**Exercise brief**
Only the lines from the start of the data below through the line that contains "x_ticks = [0, 5, 10, 15, 20, 25, 30, 35]" are to be copied, exactly and without pictures.

**Information provided**
□ □ □ □ □

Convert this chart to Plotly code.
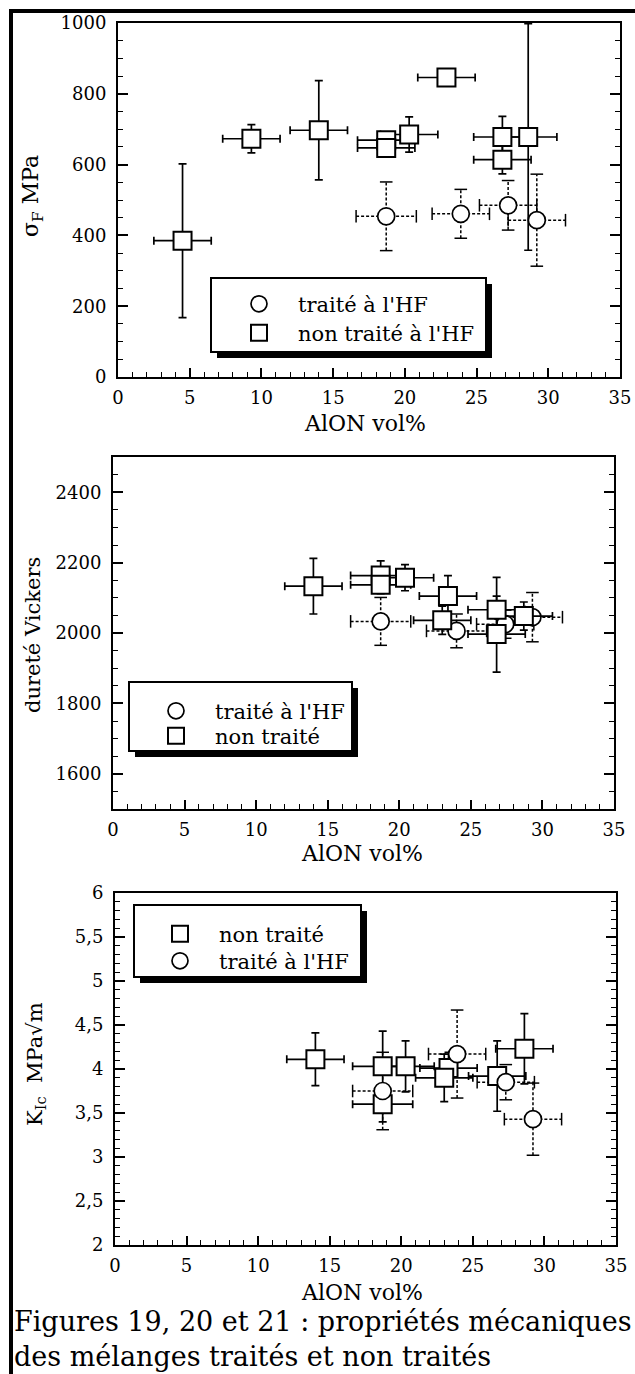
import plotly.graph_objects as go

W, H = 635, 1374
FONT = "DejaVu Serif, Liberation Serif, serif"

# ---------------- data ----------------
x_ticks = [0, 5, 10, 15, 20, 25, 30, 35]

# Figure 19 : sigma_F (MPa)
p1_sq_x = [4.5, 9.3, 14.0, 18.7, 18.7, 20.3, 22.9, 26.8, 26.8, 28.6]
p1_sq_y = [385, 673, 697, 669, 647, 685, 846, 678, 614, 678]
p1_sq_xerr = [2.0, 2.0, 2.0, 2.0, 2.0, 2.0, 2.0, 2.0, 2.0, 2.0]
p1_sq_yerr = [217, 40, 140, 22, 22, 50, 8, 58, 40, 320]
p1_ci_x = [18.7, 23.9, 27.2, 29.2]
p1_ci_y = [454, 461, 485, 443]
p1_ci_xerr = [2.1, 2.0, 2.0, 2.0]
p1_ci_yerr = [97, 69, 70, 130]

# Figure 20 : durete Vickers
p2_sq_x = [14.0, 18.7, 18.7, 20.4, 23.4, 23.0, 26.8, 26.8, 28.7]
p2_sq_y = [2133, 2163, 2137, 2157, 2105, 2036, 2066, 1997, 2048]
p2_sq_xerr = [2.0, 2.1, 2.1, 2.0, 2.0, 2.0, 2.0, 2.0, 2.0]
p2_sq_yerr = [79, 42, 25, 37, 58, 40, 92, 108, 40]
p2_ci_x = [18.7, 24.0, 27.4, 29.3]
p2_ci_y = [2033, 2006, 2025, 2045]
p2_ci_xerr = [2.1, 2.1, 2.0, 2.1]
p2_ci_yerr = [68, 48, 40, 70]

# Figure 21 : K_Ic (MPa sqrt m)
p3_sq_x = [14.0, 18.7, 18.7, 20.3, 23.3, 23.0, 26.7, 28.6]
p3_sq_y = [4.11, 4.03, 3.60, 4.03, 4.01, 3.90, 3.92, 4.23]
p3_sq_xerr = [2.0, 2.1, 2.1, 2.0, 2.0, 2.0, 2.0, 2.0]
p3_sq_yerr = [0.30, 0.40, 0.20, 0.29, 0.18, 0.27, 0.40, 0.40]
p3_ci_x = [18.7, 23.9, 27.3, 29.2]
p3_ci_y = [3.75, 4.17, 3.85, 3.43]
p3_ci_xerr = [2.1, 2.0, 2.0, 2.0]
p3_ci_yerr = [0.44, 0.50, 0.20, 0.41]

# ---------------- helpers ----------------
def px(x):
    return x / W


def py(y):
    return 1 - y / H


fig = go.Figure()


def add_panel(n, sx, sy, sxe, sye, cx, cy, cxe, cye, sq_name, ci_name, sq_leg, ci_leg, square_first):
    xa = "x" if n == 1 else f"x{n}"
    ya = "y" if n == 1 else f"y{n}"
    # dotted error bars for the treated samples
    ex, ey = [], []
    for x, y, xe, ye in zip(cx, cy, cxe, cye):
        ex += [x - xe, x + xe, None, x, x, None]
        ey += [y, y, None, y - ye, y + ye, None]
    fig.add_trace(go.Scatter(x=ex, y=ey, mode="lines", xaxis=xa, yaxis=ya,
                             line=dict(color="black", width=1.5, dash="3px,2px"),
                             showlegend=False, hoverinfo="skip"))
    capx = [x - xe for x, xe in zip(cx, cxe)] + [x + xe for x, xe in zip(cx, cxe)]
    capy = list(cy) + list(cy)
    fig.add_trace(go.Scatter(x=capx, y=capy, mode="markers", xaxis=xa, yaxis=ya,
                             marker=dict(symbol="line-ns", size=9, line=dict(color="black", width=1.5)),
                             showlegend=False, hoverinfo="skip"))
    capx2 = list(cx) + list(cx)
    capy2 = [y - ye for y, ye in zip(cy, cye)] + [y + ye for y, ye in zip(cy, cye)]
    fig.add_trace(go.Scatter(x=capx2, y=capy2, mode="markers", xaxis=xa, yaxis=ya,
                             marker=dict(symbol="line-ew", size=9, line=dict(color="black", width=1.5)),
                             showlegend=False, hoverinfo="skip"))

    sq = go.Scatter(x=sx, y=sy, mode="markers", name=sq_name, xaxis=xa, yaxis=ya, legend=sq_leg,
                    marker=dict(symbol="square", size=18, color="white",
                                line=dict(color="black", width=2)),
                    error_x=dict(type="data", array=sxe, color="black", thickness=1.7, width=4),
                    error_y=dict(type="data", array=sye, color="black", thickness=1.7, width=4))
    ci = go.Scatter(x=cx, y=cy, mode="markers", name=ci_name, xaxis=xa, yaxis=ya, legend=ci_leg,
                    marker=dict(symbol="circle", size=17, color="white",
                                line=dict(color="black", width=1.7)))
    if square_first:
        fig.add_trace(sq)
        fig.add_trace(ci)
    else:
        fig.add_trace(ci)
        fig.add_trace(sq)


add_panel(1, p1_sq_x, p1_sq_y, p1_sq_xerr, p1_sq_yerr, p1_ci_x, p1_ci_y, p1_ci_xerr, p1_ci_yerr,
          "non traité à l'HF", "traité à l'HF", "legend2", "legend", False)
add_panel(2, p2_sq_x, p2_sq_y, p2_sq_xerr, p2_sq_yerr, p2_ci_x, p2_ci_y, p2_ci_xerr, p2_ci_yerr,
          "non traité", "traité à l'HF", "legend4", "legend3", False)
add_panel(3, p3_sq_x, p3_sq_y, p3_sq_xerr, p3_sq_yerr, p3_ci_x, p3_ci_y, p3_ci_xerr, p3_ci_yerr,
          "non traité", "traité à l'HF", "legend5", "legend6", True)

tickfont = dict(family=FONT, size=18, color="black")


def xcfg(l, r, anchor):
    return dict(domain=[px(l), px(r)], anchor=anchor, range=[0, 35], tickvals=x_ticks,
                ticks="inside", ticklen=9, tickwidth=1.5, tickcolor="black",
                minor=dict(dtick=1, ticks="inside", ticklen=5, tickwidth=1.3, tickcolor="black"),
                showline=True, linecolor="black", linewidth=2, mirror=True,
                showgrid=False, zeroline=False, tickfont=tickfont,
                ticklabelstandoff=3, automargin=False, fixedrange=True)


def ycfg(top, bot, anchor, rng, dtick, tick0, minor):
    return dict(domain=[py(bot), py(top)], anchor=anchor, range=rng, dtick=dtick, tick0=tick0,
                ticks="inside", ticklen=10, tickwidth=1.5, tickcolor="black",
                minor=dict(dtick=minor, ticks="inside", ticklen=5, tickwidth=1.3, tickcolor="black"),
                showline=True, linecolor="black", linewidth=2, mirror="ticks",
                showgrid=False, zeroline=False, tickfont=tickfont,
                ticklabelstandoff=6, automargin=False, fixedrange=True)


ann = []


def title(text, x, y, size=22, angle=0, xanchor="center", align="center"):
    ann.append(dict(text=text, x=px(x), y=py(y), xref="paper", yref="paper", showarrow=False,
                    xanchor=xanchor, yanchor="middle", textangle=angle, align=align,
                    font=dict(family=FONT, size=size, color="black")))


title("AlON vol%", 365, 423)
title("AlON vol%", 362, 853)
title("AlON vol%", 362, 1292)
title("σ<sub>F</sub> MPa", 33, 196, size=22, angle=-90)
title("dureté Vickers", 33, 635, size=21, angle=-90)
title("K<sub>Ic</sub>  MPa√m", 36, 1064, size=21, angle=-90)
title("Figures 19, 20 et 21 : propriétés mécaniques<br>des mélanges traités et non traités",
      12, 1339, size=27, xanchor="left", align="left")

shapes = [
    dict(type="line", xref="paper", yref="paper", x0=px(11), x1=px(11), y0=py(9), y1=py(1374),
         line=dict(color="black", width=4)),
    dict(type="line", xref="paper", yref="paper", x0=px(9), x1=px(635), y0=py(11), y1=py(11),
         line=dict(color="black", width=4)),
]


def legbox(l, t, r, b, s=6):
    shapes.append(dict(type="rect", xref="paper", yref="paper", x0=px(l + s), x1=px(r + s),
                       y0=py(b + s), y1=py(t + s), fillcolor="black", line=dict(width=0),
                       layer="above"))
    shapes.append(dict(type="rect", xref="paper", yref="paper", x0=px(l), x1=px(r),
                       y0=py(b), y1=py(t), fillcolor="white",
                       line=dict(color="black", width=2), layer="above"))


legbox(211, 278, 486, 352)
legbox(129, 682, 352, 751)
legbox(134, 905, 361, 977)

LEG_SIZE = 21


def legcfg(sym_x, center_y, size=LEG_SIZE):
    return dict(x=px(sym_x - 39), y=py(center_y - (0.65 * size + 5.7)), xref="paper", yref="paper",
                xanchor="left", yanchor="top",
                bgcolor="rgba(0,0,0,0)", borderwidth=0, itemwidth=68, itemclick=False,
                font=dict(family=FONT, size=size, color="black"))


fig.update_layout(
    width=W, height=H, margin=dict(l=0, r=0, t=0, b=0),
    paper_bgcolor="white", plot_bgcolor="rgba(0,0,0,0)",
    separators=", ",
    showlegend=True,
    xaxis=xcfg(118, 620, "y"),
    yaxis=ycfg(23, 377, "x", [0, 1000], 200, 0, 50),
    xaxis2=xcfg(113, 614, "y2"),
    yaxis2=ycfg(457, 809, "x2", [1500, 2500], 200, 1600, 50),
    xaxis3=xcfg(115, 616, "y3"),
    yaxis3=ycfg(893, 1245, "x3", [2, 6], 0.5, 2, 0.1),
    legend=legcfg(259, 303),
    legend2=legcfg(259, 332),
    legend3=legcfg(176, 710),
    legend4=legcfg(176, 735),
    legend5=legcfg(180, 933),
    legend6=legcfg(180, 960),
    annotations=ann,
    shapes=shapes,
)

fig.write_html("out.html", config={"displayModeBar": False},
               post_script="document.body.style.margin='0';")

□ □ □ □ □

**Result of this task**
Convert this chart to Plotly code.
import plotly.graph_objects as go

W, H = 635, 1374
FONT = "DejaVu Serif, Liberation Serif, serif"

# ---------------- data ----------------
x_ticks = [0, 5, 10, 15, 20, 25, 30, 35]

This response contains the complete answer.